Last edited by Absimiliard; 11-10-2023 at 12:25 PM.
Yeah, none of that reads to me as a reliable piece of intel, because it's being told through the lenses of two different characters who are, to be brief, massive drama queens. Not only that, but both Nier and FFXIV are happy to twist and accentuate representation even to the point of hiding factual truths for the sake of underlining emotional truths; my favorite example there is the Tsukuyomi fight, but it's also been used in the Ancients' story through way of Venat's post-Elpis scene.
Basically, I don't see that story as having new facts: I see it as having new embellishments.
Now, the interesting thing that one could bring up here was the Twelve. We get their story several degrees removed from that origin point as well, but there are new factual pieces to that 'immediate post-sundering' time, if that's what you care about: namely, the Twelve's yokes. These were things that needed overseeing in the immediate wake of the sundering; therefore, not only can we take as a given that concepts like glaciers, the tides, and time existed, but that they were at that point shaky enough to need some guiding hands to make sure things didn't fall apart. Most of those yokes are largely focused on natural or abstract phenomena, although they all have elements relating to man in some way, but most interesting to me is Byregot: construction and 'fortifying the works of man' only make sense if people are actually building things, which suggests to me an element of stability and advancement that isn't there in Emet's retelling. (And of course, that element's not there in Emet's retelling because he doesn't really care; both his and Mama's retellings of it focus on his emotional pain, and his feelings don't care if they're building things.)

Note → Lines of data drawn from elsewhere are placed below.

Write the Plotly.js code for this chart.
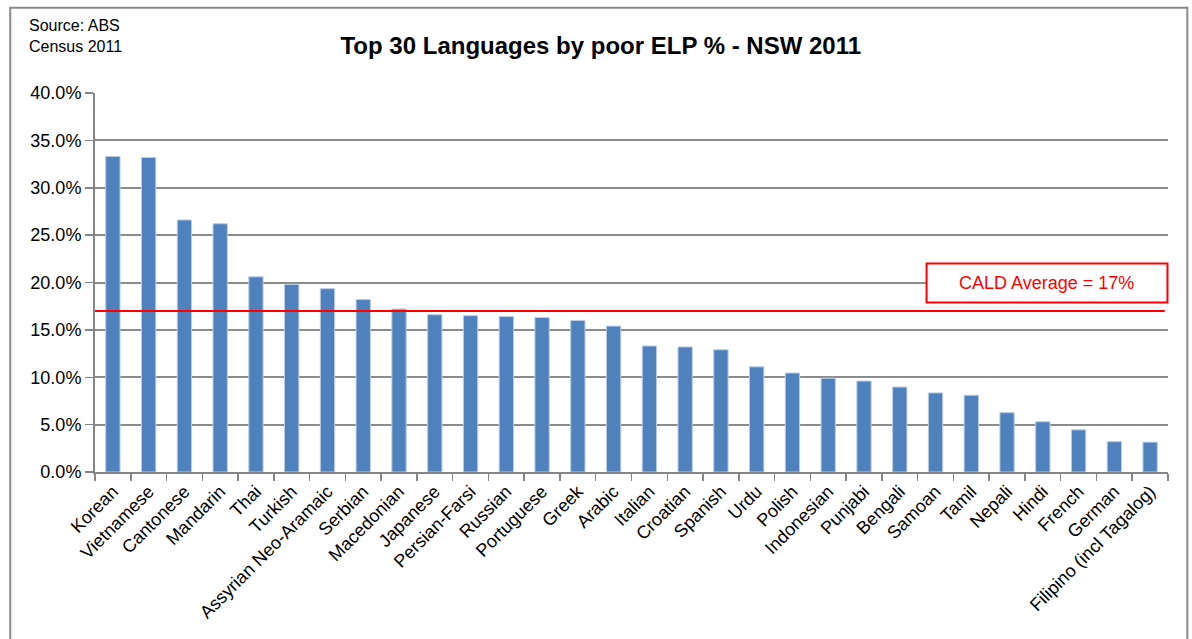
<!DOCTYPE html>
<html>
<head>
<meta charset="utf-8">
<script src="https://cdn.plot.ly/plotly-3.0.1.min.js"></script>
<style>html,body{margin:0;padding:0;background:#fff;}#chart{width:1192px;height:639px;}</style>
</head>
<body>
<div id="chart"></div>
<script>
const languages = ["Korean","Vietnamese","Cantonese","Mandarin","Thai","Turkish","Assyrian Neo-Aramaic","Serbian","Macedonian","Japanese","Persian-Farsi","Russian","Portuguese","Greek","Arabic","Italian","Croatian","Spanish","Urdu","Polish","Indonesian","Punjabi","Bengali","Samoan","Tamil","Nepali","Hindi","French","German","Filipino (incl Tagalog)"];
const poorElpPct = [33.3,33.2,26.6,26.2,20.6,19.8,19.35,18.2,17.2,16.6,16.5,16.4,16.3,16.0,15.4,13.3,13.2,12.9,11.1,10.45,9.9,9.6,8.97,8.35,8.1,6.26,5.3,4.45,3.2,3.15];
const caldAverage = 17;
const yTicks = [0,5,10,15,20,25,30,35,40];

const FONT = "Liberation Sans Narrow, Arial Narrow, Liberation Sans, Arial, sans-serif";

const trace = {
  type: "bar",
  x: languages,
  y: poorElpPct,
  marker: {color: "#4F81BD", line: {color: "#b9cde6", width: 1}},
  hoverinfo: "x+y"
};

const layout = {
  width: 1192, height: 639,
  margin: {l: 95, r: 24, t: 93, b: 167},
  paper_bgcolor: "#ffffff",
  plot_bgcolor: "#ffffff",
  bargap: 0.6,
  showlegend: false,
  font: {family: FONT, size: 18, color: "#000"},
  title: {text: "<b>Top 30 Languages by poor ELP % - NSW 2011</b>", x: 0.504, xanchor: "center", y: 0.929, yanchor: "middle",
          font: {family: "Liberation Sans, Arial, sans-serif", size: 24, color: "#000"}},
  xaxis: {
    type: "category",
    tickangle: -45,
    showgrid: false,
    showline: true, linecolor: "#868686", linewidth: 2,
    ticks: "outside", ticklen: 7, tickcolor: "#868686", tickwidth: 1.5,
    tickson: "boundaries",
    tickfont: {family: FONT, size: 18, color: "#000"},
    fixedrange: true
  },
  yaxis: {
    range: [0, 40],
    tickvals: yTicks,
    ticktext: yTicks.map(v => v.toFixed(1) + "%"),
    showgrid: true, gridcolor: "#8c8c8c", gridwidth: 2,
    showline: true, linecolor: "#868686", linewidth: 2,
    ticks: "outside", ticklen: 8, tickcolor: "#868686", tickwidth: 1.5,
    zeroline: false,
    tickfont: {family: FONT, size: 18, color: "#000"},
    fixedrange: true
  },
  shapes: [
    {type: "rect", xref: "paper", yref: "paper", x0: -0.079, x1: 1.018, y0: -0.46, y1: 1.225,
     line: {color: "#8a8a8a", width: 2}, fillcolor: "rgba(0,0,0,0)", layer: "below"},
    {type: "line", xref: "paper", yref: "y", x0: 0, x1: 0.997, y0: caldAverage, y1: caldAverage,
     line: {color: "#ff0000", width: 2}},
    {type: "rect", xref: "paper", yref: "y", x0: 0.775, x1: 0.9995, y0: 17.9, y1: 22.0,
     line: {color: "#ff0000", width: 2}, fillcolor: "#ffffff"}
  ],
  annotations: [
    {xref: "paper", yref: "y", x: 0.887, y: 19.95, text: "CALD Average = " + caldAverage + "%", showarrow: false,
     font: {family: FONT, size: 18, color: "#ff0000"}, xanchor: "center", yanchor: "middle"},
    {xref: "paper", yref: "paper", x: -0.063, y: 1.205, text: "Source: ABS<br>Census 2011", showarrow: false, align: "left",
     xanchor: "left", yanchor: "top", font: {family: FONT, size: 16, color: "#000"}}
  ]
};

Plotly.newPlot("chart", [trace], layout, {displayModeBar: false, staticPlot: true});
</script>
</body>
</html>
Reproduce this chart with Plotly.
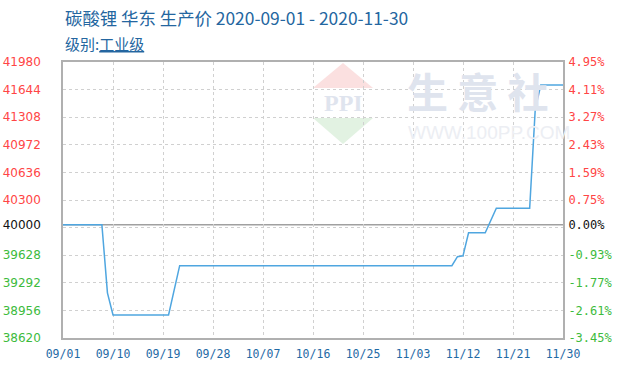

Once again, Mama's drama queen tendencies only show through when she is actively taking part in the story. Instances of her acting solely as a narrator, of which there are several, see those elements completely removed. Additionally, the FFXIV crossover is, and I stress this, not part of NieR Re[in]carnation's storyline. It's simply a thing that is there in some form, and while presumably also canon to that world (as the NieR raids were on FFXIV's end, per the terms both teams agreed to), it's not something relevant to game's overarching plot at all. It's also not really being told from Emet-Selch's point of view. He is the character upon which the story focuses, but he plays no part in its actual telling outside of being one of several "actors" involved. That was kinda their intention with the crossover - it was to be his story, not necessarily that of the ancients. Not a story he participates in telling, but the story of his part in things. The crossover announcement and promotional materials corroborate.
It stands to reason those things, which were part of the world prior to its division, would remain in some form afterward. I'd have been more surprised to learn they were for some odd reason absent. I do find it logical they were unstable enough to require supervision immediately following the Sundering. Perhaps less so time since it's something of a universal constant (gravitational influences notwithstanding, of course), but I suppose that comes with the territory when you divide something into fourteen separate yet connected dimensions. It tracks that a blatantly unnatural event would have equally unnatural consequences.
I'm not seeing the conflict here. We've ample reason to believe the sundered were in extremely poor condition immediately post-sundering, but that doesn't mean they would remain as such forever.
So if you consider the crossover event of no count, what do you consider acceptable sources other than FFXIV itself?
Last edited by Absimiliard; 11-10-2023 at 01:56 PM.